Endothermic Ice Cream!!
Have you ever wondered why salt is
added to ice when you make your own ice cream? This activity explores
the science behind making ice cream and looks at the behavior of ice
melting and the affects salt has on the process to allow the phase
change of cream from a liquid to a solid.
You will need:
Cream (half cream half milk) or whipping cream (heavy cream), sugar,
vanilla, table salt (or rock salt), ice, large closeable bag, small
closeable bag, gloves, thermometer
Now try this:
In the small closeable bag place ½
cup cream, ¼ cup vanilla, ¼ cup sugar and seal the bag securely.
In the large closeable bag fill ¾
with crushed ice and ¾ cup salt.
Place the small sealed bag into
the large bag containing the salt ice mixture. Seal the large bag
Wearing gloves move the bag gently
mixing from side to side and shake up and down.

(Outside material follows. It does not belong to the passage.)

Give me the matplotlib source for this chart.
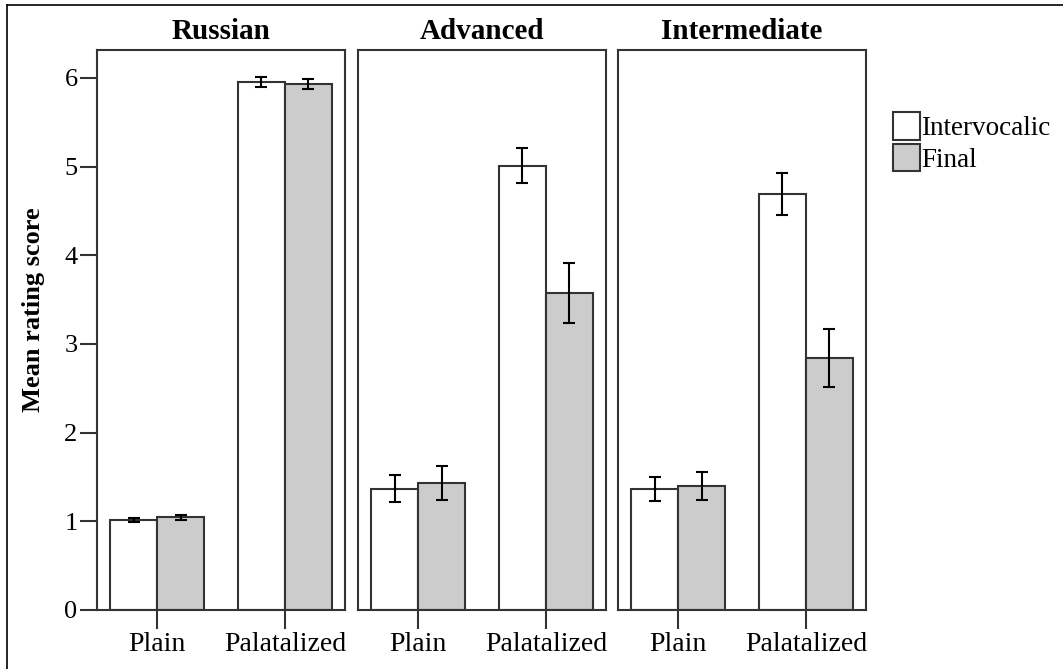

Continue mixing for 10-15 minutes
until the contents inside the small bag have solidified into ice
Using the thermometer, measure the
temperature of the ice-water-salt mixture and the solidified ice
cream and compare.
Eat and enjoy (you may add any
additional ingredients you would like).
To make ice cream the cream mixture needs to change from a liquid to a
solid. This process is called freezing (a phase change) and requires
heat to be removed from the mixture. The surrounding ice melts at 0OC,
and can bring the cream mixture to this temperature but won't freeze the
cream. The addition of salt to the ice is needed for the phase change to
take place. This is because salt lowers the melting point of ice and in
this process requires heat from the surroundings (endothermic change).
The surroundings that
is removed from to melt the ice is the cream mixture. This process is
the required removal of heat from the mixture that allows for the phase
change to take place and the cream mixture to freeze.